Sometimes. Larger investors may negotiate economics or side terms, but many sponsors prefer one uniform set of terms for administrative and fairness reasons. In practice, fee terms usually need to be settled before the SPV launches and investors start signing.
What should I look for in the operating agreement?
- Exactly which fees exist and how they are calculated
- How “expenses” are defined and whether there are limits or approval requirements
- The distribution waterfall and timing of carry
- Whether affiliates can charge separate fees
- Whether fees are paid from SPV assets or billed separately
Who approves SPV expenses?
That depends on the documents. Some SPVs give the manager broad discretion to incur ordinary expenses. Others set clearer limits or describe specific categories of reimbursable costs.

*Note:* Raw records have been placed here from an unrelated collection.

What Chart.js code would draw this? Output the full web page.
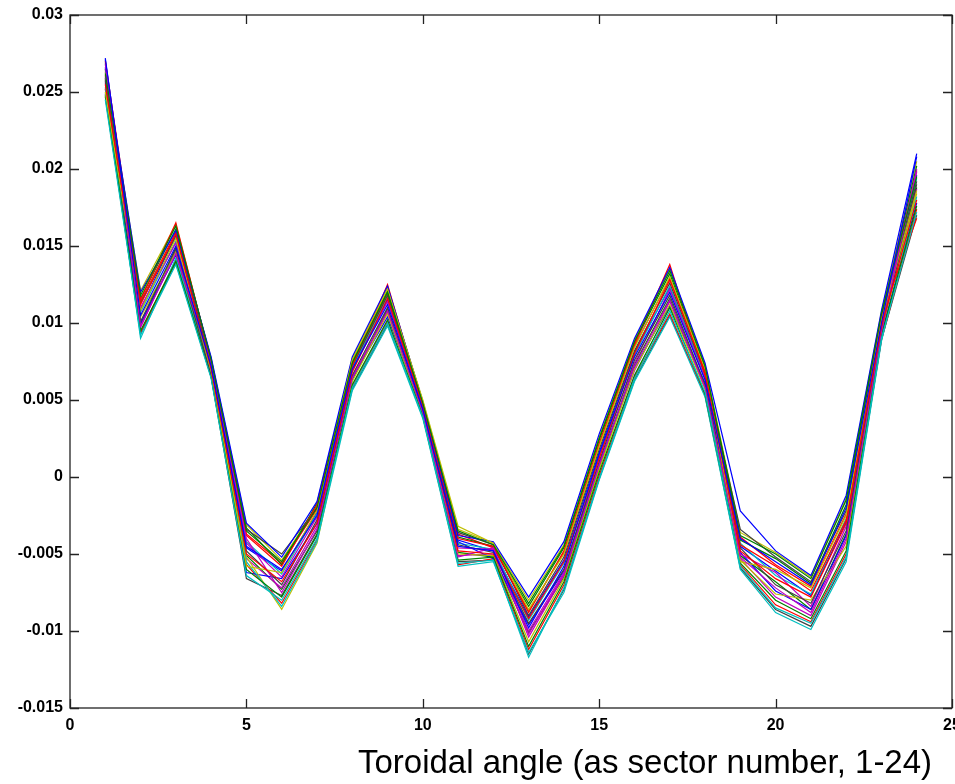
<!DOCTYPE html>
<html>
<head>
<meta charset="utf-8">
<script src="https://cdn.jsdelivr.net/npm/chart.js@4"></script>
<style>
  html, body { margin: 0; padding: 0; background: #fff; }
  canvas { display: block; }
</style>
</head>
<body>
<canvas id="sectorChart" width="955" height="784"></canvas>
<script>
// sector number on the x axis
const sectors = [1, 2, 3, 4, 5, 6, 7, 8, 9, 10, 11, 12, 13, 14, 15, 16, 17, 18, 19, 20, 21, 22, 23, 24];

// tick values
const xTicks = [0, 5, 10, 15, 20, 25];
const yTicks = [-0.015, -0.01, -0.005, 0, 0.005, 0.01, 0.015, 0.02, 0.025, 0.03];

// individual traces
const s1  = [0.0272, 0.0105, 0.0150, 0.0072, -0.0045, -0.0060, -0.0025, 0.0070, 0.0112, 0.0044, -0.0045, -0.0048, -0.0098, -0.0058, 0.0015, 0.0078, 0.0120, 0.0063, -0.0040, -0.0055, -0.0070, -0.0020, 0.0100, 0.0208];
const s2  = [0.0262, 0.0118, 0.0163, 0.0076, -0.0035, -0.0055, -0.0020, 0.0074, 0.0120, 0.0048, -0.0035, -0.0044, -0.0082, -0.0045, 0.0025, 0.0088, 0.0134, 0.0072, -0.0038, -0.0050, -0.0066, -0.0015, 0.0106, 0.0195];
const s3  = [0.0255, 0.0112, 0.0158, 0.0070, -0.0050, -0.0068, -0.0030, 0.0068, 0.0116, 0.0046, -0.0048, -0.0050, -0.0092, -0.0055, 0.0012, 0.0080, 0.0128, 0.0068, -0.0048, -0.0066, -0.0078, -0.0030, 0.0098, 0.0180];
const s4  = [0.0245, 0.0092, 0.0138, 0.0064, -0.0064, -0.0080, -0.0040, 0.0058, 0.0100, 0.0039, -0.0056, -0.0054, -0.0117, -0.0072, -0.0001, 0.0064, 0.0108, 0.0055, -0.0058, -0.0085, -0.0095, -0.0052, 0.0090, 0.0172];
const s5  = [0.0268, 0.0098, 0.0145, 0.0074, -0.0040, -0.0075, -0.0034, 0.0064, 0.0108, 0.0042, -0.0052, -0.0046, -0.0104, -0.0064, 0.0008, 0.0072, 0.0115, 0.0058, -0.0052, -0.0072, -0.0088, -0.0040, 0.0094, 0.0200];
const s6  = [0.0250, 0.0108, 0.0155, 0.0069, -0.0058, -0.0062, -0.0022, 0.0076, 0.0122, 0.0050, -0.0032, -0.0043, -0.0086, -0.0050, 0.0020, 0.0084, 0.0130, 0.0070, -0.0055, -0.0060, -0.0072, -0.0025, 0.0102, 0.0186];
const s7  = [0.0258, 0.0101, 0.0148, 0.0066, -0.0048, -0.0070, -0.0028, 0.0066, 0.0110, 0.0043, -0.0044, -0.0049, -0.0095, -0.0060, 0.0010, 0.0076, 0.0118, 0.0060, -0.0046, -0.0070, -0.0082, -0.0035, 0.0096, 0.0190];
const s8  = [0.0266, 0.0120, 0.0160, 0.0078, -0.0030, -0.0052, -0.0016, 0.0078, 0.0124, 0.0049, -0.0038, -0.0042, -0.0078, -0.0042, 0.0028, 0.0090, 0.0136, 0.0074, -0.0022, -0.0048, -0.0064, -0.0012, 0.0108, 0.0210];
const s9  = [0.0248, 0.0095, 0.0140, 0.0065, -0.0060, -0.0078, -0.0038, 0.0060, 0.0102, 0.0040, -0.0054, -0.0052, -0.0110, -0.0068, 0.0003, 0.0066, 0.0110, 0.0054, -0.0056, -0.0080, -0.0092, -0.0048, 0.0092, 0.0176];
const s10 = [0.0270, 0.0115, 0.0165, 0.0075, -0.0038, -0.0058, -0.0018, 0.0072, 0.0125, 0.0047, -0.0040, -0.0045, -0.0088, -0.0048, 0.0022, 0.0086, 0.0138, 0.0066, -0.0044, -0.0058, -0.0074, -0.0028, 0.0104, 0.0168];
const s11 = [0.0253, 0.0090, 0.0142, 0.0067, -0.0055, -0.0084, -0.0042, 0.0056, 0.0098, 0.0038, -0.0058, -0.0055, -0.0114, -0.0075, -0.0002, 0.0062, 0.0104, 0.0052, -0.0060, -0.0088, -0.0099, -0.0055, 0.0088, 0.0182];
const s12 = [0.0260, 0.0110, 0.0152, 0.0071, -0.0043, -0.0065, -0.0026, 0.0069, 0.0114, 0.0045, -0.0046, -0.0047, -0.0100, -0.0062, 0.0013, 0.0074, 0.0122, 0.0064, -0.0050, -0.0062, -0.0084, -0.0032, 0.0099, 0.0198];
const s13 = [0.0264, 0.0104, 0.0146, 0.0068, -0.0052, -0.0086, -0.0043, 0.0062, 0.0106, 0.0041, -0.0050, -0.0051, -0.0107, -0.0066, 0.0005, 0.0070, 0.0112, 0.0057, -0.0054, -0.0076, -0.0080, -0.0045, 0.0095, 0.0184];
const s14 = [0.0257, 0.0113, 0.0156, 0.0073, -0.0034, -0.0050, -0.0020, 0.0072, 0.0118, 0.0046, -0.0036, -0.0044, -0.0090, -0.0052, 0.0018, 0.0082, 0.0126, 0.0067, -0.0034, -0.0052, -0.0068, -0.0022, 0.0101, 0.0192];
const s15 = [0.0249, 0.0100, 0.0144, 0.0070, -0.0062, -0.0066, -0.0030, 0.0064, 0.0104, 0.0043, -0.0042, -0.0053, -0.0096, -0.0061, 0.0009, 0.0071, 0.0111, 0.0061, -0.0049, -0.0074, -0.0086, -0.0038, 0.0093, 0.0178];
const s16 = [0.0265, 0.0116, 0.0161, 0.0077, -0.0033, -0.0057, -0.0017, 0.0075, 0.0121, 0.0048, -0.0039, -0.0045, -0.0084, -0.0046, 0.0024, 0.0087, 0.0132, 0.0071, -0.0041, -0.0053, -0.0069, -0.0018, 0.0105, 0.0202];
const s17 = [0.0252, 0.0094, 0.0141, 0.0066, -0.0057, -0.0082, -0.0041, 0.0059, 0.0101, 0.0039, -0.0057, -0.0053, -0.0112, -0.0070, 0.0001, 0.0065, 0.0106, 0.0053, -0.0057, -0.0083, -0.0094, -0.0050, 0.0089, 0.0174];
const s18 = [0.0269, 0.0107, 0.0153, 0.0073, -0.0042, -0.0063, -0.0024, 0.0071, 0.0117, 0.0045, -0.0043, -0.0047, -0.0093, -0.0056, 0.0014, 0.0079, 0.0124, 0.0065, -0.0043, -0.0064, -0.0076, -0.0027, 0.0099, 0.0194];
const s19 = [0.0256, 0.0097, 0.0147, 0.0068, -0.0053, -0.0072, -0.0032, 0.0065, 0.0107, 0.0042, -0.0051, -0.0050, -0.0102, -0.0063, 0.0007, 0.0069, 0.0114, 0.0059, -0.0053, -0.0078, -0.0090, -0.0042, 0.0094, 0.0187];
const s20 = [0.0263, 0.0121, 0.0164, 0.0076, -0.0031, -0.0054, -0.0019, 0.0077, 0.0123, 0.0049, -0.0034, -0.0043, -0.0080, -0.0044, 0.0026, 0.0089, 0.0135, 0.0073, -0.0036, -0.0049, -0.0065, -0.0014, 0.0107, 0.0205];
const s21 = [0.0247, 0.0093, 0.0139, 0.0065, -0.0066, -0.0077, -0.0037, 0.0057, 0.0099, 0.0040, -0.0055, -0.0054, -0.0115, -0.0073, -0.0001, 0.0063, 0.0105, 0.0053, -0.0059, -0.0086, -0.0097, -0.0053, 0.0089, 0.0170];
const s22 = [0.0271, 0.0109, 0.0157, 0.0072, -0.0046, -0.0061, -0.0023, 0.0070, 0.0115, 0.0046, -0.0041, -0.0048, -0.0091, -0.0054, 0.0016, 0.0081, 0.0123, 0.0066, -0.0045, -0.0061, -0.0077, -0.0029, 0.0100, 0.0196];
const s23 = [0.0259, 0.0099, 0.0149, 0.0069, -0.0051, -0.0073, -0.0035, 0.0063, 0.0109, 0.0042, -0.0049, -0.0052, -0.0101, -0.0065, 0.0006, 0.0073, 0.0116, 0.0059, -0.0051, -0.0068, -0.0086, -0.0037, 0.0097, 0.0188];
const s24 = [0.0261, 0.0114, 0.0159, 0.0074, -0.0037, -0.0056, -0.0021, 0.0073, 0.0119, 0.0047, -0.0037, -0.0046, -0.0087, -0.0049, 0.0021, 0.0085, 0.0129, 0.0069, -0.0039, -0.0057, -0.0071, -0.0024, 0.0103, 0.0199];

const traces = [s1, s2, s3, s4, s5, s6, s7, s8, s9, s10, s11, s12, s13, s14,
                s15, s16, s17, s18, s19, s20, s21, s22, s23, s24];

// matlab-ish colour cycle
const colors = ['#0000ff', '#008000', '#ff0000', '#00bfbf', '#bf00bf', '#bfbf00', '#404040'];

const xTitle = 'Toroidal angle (as sector number, 1-24)';

const datasets = traces.map((vals, i) => ({
    data: vals.map((v, j) => ({ x: sectors[j], y: v })),
    borderColor: colors[i % colors.length],
    borderWidth: 1.2,
    pointRadius: 0,
    tension: 0,
    fill: false
}));

// box + inward tick marks on all four sides, and the x label
const frameTicks = {
    id: 'frameTicks',
    afterDraw(chart) {
        const ctx = chart.ctx;
        const a = chart.chartArea;
        const xs = chart.scales.x, ys = chart.scales.y;
        const len = 9;
        ctx.save();
        ctx.strokeStyle = '#222';
        ctx.lineWidth = 1.3;
        ctx.strokeRect(a.left, a.top, a.right - a.left, a.bottom - a.top);
        ctx.beginPath();
        xTicks.forEach(t => {
            const px = Math.round(xs.getPixelForValue(t)) + 0.5;
            ctx.moveTo(px, a.bottom); ctx.lineTo(px, a.bottom - len);
            ctx.moveTo(px, a.top); ctx.lineTo(px, a.top + len);
        });
        yTicks.forEach(t => {
            const py = Math.round(ys.getPixelForValue(t)) + 0.5;
            ctx.moveTo(a.left, py); ctx.lineTo(a.left + len, py);
            ctx.moveTo(a.right, py); ctx.lineTo(a.right - len, py);
        });
        ctx.stroke();
        ctx.fillStyle = '#000';
        ctx.font = '33px "Liberation Sans", Arial, sans-serif';
        ctx.textAlign = 'center';
        ctx.textBaseline = 'middle';
        ctx.fillText(xTitle, 645, 764);
        ctx.restore();
    }
};

const fmt = v => {
    const r = Math.round(v * 1000) / 1000;
    return r === 0 ? '0' : String(r);
};

const tickFont = { family: '"Liberation Sans", Arial, sans-serif', size: 16, weight: 'bold' };

const config = {
    type: 'line',
    data: { datasets: datasets },
    options: {
        responsive: false,
        animation: false,
        layout: { padding: { top: 15, right: 3, left: 0, bottom: 0 } },
        plugins: {
            legend: { display: false },
            tooltip: { enabled: false }
        },
        scales: {
            x: {
                type: 'linear',
                min: 0,
                max: 25,
                afterBuildTicks: s => { s.ticks = xTicks.map(v => ({ value: v })); },
                afterFit: s => { s.height = 76; s.paddingLeft = 0; s.paddingRight = 0; },
                grid: { display: false, drawTicks: false },
                border: { display: false },
                ticks: {
                    padding: 8,
                    color: '#000',
                    font: tickFont,
                    maxRotation: 0,
                    callback: v => String(v)
                }
            },
            y: {
                min: -0.015,
                max: 0.03,
                afterBuildTicks: s => { s.ticks = yTicks.map(v => ({ value: v })); },
                afterFit: s => { s.width = 70; s.paddingTop = 0; s.paddingBottom = 0; },
                grid: { display: false, drawTicks: false },
                border: { display: false },
                ticks: {
                    padding: 7,
                    color: '#000',
                    font: tickFont,
                    callback: fmt
                }
            }
        }
    },
    plugins: [frameTicks]
};

window.onload = () => {
    const ctx = document.getElementById('sectorChart').getContext('2d');
    new Chart(ctx, config);
};
</script>
</body>
</html>
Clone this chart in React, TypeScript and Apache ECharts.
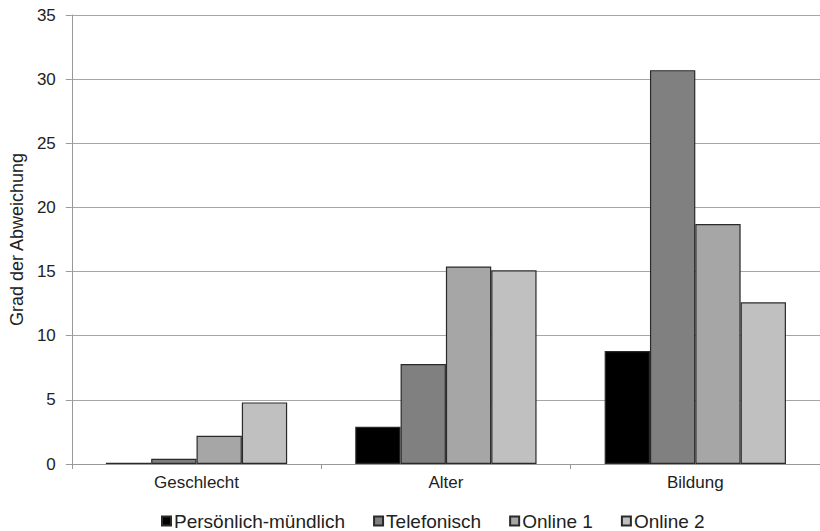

Investors should look for both the definition of “expenses” and any caps or approval mechanics.
What does the $10,000 Wefunder SPV fee cover?
Wefunder describes it as covering entity formation, legal documents, investor onboarding, K-1s, distributions, and ongoing administration for the SPV.
Bottom line
Management fees on an SPV are one way to pay for the real work of running the vehicle, but they are only one piece of the economics. To evaluate an SPV, or design one that investors will actually accept, look at the full fee stack: setup fees, ongoing management fees, carry, and reimbursable expenses. Then convert that stack into a simple net-return example. That is the number that matters.